Source data:
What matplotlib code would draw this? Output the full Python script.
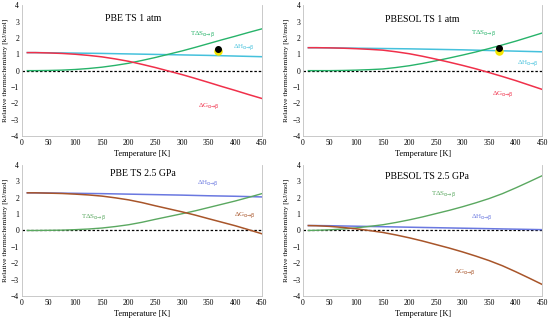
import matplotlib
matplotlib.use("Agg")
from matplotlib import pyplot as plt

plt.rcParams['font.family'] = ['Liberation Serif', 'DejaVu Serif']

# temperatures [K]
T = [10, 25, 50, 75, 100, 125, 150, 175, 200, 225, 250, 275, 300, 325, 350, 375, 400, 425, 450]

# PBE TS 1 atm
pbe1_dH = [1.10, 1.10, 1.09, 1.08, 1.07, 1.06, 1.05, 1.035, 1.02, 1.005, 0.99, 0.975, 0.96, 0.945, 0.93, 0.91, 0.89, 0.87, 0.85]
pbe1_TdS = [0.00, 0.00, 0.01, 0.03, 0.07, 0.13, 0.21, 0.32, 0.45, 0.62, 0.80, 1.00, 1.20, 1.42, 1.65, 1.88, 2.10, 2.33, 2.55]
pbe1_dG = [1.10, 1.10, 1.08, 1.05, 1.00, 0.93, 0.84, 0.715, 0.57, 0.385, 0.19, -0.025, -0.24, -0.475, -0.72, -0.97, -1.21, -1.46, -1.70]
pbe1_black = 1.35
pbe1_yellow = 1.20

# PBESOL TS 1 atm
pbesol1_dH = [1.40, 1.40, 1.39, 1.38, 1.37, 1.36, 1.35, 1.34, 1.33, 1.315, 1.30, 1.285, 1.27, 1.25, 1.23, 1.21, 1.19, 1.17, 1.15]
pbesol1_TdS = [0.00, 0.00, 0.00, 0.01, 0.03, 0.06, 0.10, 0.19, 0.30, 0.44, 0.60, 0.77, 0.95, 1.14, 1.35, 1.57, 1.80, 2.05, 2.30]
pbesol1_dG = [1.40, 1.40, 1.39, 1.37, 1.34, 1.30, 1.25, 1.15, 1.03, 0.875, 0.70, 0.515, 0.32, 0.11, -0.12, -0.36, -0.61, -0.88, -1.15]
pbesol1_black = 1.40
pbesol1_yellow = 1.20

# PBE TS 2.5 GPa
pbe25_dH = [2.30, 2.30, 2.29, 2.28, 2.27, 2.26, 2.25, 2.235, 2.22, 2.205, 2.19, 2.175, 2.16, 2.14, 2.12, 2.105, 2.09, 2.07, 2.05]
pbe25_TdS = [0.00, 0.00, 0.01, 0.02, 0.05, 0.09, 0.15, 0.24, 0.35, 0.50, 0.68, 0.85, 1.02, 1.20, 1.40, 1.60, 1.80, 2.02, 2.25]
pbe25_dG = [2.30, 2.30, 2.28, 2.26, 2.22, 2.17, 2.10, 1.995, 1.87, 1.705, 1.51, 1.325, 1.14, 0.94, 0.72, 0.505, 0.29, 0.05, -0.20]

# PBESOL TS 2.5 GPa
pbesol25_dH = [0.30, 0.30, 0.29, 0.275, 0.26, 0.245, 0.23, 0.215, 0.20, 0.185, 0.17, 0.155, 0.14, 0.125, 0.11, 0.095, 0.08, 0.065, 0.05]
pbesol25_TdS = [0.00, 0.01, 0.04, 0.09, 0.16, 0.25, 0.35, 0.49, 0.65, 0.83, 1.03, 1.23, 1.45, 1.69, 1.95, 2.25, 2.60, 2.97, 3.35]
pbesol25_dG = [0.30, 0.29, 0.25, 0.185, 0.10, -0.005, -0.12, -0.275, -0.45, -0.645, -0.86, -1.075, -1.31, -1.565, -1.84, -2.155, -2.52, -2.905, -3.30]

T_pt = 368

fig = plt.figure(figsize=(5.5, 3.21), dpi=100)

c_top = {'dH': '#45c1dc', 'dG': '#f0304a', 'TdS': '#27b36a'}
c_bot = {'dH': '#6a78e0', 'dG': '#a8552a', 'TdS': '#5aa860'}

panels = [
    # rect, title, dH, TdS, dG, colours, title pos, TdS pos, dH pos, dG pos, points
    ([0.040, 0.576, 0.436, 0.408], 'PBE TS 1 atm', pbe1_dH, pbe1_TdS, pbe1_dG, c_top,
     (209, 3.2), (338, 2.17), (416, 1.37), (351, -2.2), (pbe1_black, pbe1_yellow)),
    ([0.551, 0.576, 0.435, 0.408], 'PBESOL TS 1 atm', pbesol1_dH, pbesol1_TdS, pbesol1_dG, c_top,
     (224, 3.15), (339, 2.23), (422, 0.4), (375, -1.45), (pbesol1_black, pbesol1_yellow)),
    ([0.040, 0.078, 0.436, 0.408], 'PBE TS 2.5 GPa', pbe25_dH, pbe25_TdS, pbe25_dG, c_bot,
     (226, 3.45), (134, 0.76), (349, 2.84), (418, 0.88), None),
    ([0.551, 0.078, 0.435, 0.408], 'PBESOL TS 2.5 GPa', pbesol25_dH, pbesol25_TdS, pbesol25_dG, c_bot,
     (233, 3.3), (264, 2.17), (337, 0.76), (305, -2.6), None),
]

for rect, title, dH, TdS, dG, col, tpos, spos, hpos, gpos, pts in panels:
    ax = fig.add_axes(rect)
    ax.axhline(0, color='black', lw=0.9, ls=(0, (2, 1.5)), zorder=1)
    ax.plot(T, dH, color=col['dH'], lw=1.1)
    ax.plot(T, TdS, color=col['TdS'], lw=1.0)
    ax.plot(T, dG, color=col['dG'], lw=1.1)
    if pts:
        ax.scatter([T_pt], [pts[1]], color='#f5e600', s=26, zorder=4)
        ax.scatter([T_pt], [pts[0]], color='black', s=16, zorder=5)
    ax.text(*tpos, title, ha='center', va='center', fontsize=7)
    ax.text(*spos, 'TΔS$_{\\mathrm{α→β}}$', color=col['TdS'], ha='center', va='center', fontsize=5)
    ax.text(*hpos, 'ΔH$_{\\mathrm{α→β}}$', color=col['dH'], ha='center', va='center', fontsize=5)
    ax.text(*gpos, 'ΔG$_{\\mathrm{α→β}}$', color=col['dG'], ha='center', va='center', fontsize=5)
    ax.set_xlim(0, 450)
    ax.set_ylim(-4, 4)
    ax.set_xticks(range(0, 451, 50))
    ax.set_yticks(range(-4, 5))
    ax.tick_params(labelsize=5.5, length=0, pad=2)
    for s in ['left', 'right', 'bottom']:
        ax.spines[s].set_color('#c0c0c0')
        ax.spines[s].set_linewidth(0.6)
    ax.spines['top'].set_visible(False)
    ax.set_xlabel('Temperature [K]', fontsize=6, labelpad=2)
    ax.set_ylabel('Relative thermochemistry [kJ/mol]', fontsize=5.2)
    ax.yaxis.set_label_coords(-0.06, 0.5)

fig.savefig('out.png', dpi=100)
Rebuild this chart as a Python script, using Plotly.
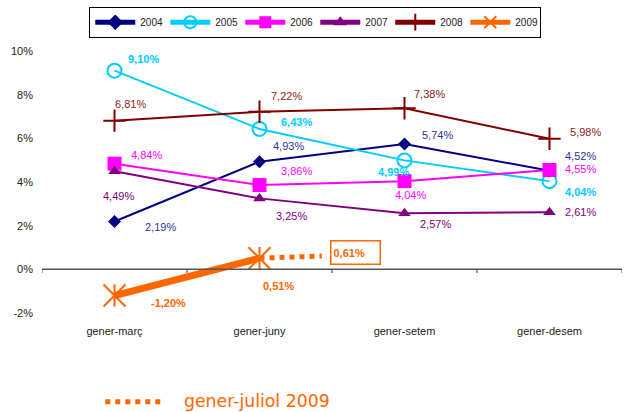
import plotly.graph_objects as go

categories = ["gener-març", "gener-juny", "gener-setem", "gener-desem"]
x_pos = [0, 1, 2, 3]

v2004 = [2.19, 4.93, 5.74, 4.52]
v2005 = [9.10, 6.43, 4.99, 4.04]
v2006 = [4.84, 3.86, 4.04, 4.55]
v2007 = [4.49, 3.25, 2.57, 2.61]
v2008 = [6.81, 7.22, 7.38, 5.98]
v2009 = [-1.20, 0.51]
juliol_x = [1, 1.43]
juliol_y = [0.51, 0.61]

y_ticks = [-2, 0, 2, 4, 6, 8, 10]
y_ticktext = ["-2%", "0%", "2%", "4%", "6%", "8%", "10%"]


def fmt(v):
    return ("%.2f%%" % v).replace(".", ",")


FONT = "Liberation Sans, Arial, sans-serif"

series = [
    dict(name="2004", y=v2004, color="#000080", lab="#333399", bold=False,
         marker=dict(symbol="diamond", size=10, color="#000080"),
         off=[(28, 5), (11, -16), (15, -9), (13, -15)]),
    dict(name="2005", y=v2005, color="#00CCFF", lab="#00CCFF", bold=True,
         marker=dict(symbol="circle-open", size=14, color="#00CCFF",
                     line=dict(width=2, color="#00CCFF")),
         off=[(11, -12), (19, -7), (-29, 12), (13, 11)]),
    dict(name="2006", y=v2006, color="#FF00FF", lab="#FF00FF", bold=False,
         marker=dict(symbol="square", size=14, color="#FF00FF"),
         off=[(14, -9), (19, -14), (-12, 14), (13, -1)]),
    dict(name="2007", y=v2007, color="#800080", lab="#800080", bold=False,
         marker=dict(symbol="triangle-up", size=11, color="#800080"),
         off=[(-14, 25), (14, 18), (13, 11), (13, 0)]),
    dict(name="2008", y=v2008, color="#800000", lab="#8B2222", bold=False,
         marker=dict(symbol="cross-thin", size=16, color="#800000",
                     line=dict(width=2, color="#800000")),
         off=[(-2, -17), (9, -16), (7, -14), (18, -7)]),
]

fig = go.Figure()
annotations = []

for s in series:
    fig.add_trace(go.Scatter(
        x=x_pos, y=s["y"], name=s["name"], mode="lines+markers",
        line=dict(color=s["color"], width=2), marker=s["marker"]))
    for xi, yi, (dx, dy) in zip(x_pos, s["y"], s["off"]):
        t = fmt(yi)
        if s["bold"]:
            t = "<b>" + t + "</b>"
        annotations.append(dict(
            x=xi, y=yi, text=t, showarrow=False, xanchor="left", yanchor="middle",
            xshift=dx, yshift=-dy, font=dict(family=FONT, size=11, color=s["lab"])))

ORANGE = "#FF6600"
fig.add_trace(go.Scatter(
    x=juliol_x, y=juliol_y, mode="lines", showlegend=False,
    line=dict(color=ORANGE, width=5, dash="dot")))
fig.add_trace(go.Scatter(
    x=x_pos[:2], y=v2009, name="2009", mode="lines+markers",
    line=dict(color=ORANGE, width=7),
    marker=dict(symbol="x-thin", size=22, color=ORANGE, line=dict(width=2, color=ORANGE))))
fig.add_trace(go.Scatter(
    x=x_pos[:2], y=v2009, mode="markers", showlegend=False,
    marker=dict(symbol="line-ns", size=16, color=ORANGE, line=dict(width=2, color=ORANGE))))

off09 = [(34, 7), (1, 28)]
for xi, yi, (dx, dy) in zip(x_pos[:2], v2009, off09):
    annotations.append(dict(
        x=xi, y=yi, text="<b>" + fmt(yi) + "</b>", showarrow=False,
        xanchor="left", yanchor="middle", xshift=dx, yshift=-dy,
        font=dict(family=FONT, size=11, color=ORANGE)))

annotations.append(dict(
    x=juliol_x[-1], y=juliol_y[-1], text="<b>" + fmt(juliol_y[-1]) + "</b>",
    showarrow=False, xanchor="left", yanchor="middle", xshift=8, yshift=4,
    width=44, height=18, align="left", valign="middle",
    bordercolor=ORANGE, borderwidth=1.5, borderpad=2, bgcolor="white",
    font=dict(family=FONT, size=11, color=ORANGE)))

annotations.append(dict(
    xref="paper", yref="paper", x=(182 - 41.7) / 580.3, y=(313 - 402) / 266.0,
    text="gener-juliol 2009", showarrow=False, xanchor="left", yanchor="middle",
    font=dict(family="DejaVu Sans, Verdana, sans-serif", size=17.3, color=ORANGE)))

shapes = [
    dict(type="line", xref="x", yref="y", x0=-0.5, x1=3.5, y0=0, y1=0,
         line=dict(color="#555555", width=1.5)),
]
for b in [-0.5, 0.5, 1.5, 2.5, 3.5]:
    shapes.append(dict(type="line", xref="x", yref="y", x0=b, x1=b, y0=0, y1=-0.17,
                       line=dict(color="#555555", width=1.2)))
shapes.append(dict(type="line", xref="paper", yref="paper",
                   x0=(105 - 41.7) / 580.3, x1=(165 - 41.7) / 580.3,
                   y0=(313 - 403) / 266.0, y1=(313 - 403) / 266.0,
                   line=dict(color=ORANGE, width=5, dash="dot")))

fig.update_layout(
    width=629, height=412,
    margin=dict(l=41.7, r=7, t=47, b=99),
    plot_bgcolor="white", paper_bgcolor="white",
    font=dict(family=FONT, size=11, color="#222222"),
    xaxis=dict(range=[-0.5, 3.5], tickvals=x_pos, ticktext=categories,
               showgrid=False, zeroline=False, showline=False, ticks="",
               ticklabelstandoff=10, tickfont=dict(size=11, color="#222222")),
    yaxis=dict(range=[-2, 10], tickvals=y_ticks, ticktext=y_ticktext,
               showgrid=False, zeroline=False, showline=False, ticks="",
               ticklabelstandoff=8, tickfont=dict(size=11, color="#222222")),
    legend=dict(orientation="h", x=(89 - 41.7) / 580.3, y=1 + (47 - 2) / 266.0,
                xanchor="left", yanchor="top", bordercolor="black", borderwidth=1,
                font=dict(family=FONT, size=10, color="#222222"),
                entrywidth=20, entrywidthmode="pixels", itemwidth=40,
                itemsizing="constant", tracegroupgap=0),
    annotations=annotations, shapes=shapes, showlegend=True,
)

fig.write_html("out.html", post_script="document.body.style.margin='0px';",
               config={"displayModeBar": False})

Goal: Set down exactly the lines above, from the line containing "Rebuild this chart" through the line containing "x_pos = [0, 1, 2, 3]". Skip the pictures.

Reply to the task:
Rebuild this chart as a Python script, using Plotly.
import plotly.graph_objects as go

categories = ["gener-març", "gener-juny", "gener-setem", "gener-desem"]
x_pos = [0, 1, 2, 3]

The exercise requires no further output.